This stacked column chart from the USDA shows how effective tax rates will decline across seven farm commodity specializations resulting from last year’s Tax Cuts and Jobs Act (TCJA). I needed to take a second look at this graph before I completely understood what was going on. The entire height of the bars—the green plus yellow segments—show the effective tax rates in 2016, prior to passage of the TCJA. The green bars alone show the effective tax rates after the TCJA was passed. In other words, the yellow segments show the decline in the tax rates owing to the tax law.

I think this is one of those cases where relying on the tried-and-true graph types—you know, the ones that show up in the standard Excel drop-down menu or the Tableau Show Me tab—just doesn’t work. It’s an easy graph to make and people understand the basic graph type. But there are lots of graph options out there and lots of ways to visualize your data–perhaps no way is “right”, but maybe there are better ways. If you can learn about more and different graph types, you’ll be better equipped to present your data in the best way you can.

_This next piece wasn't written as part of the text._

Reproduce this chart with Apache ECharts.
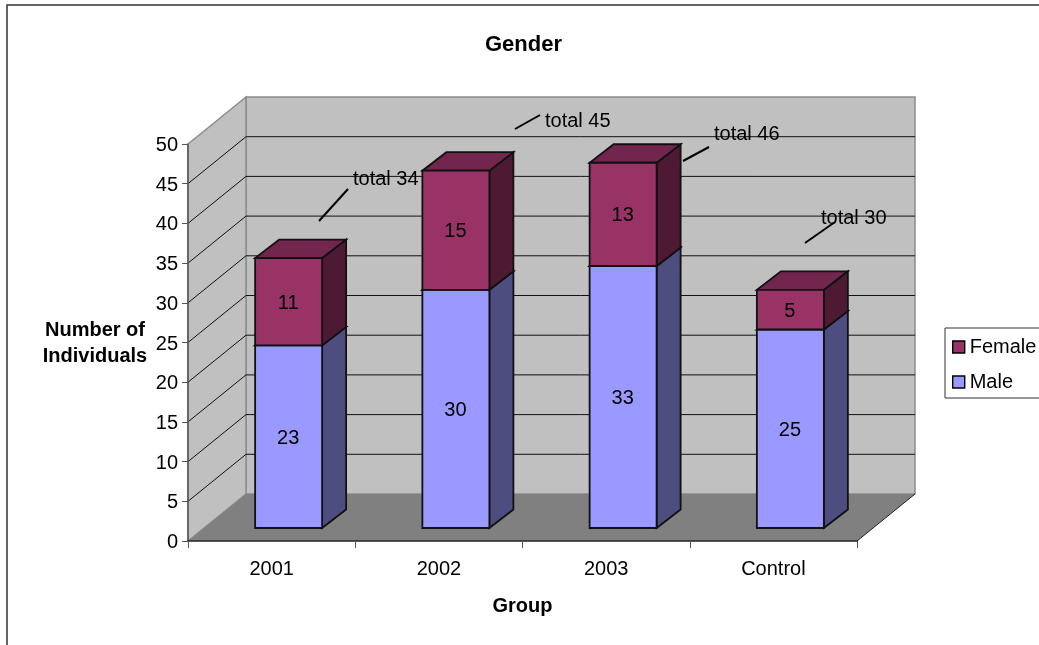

In this case, because the important aspect is to focus on the change in the effective tax rate before and after the tax law, I thought a dot plot would be a better approach. I tried both a horizontal and vertical version, placing each within the confines of the original layout. Personally, I think I prefer the vertical layout as it more clearly signifies a decline in the tax rate.

I also highlighted the All group to help differentiate it from the other specific sectors. And I changed the title to help focus on the change, which, again, is the focus of this graph.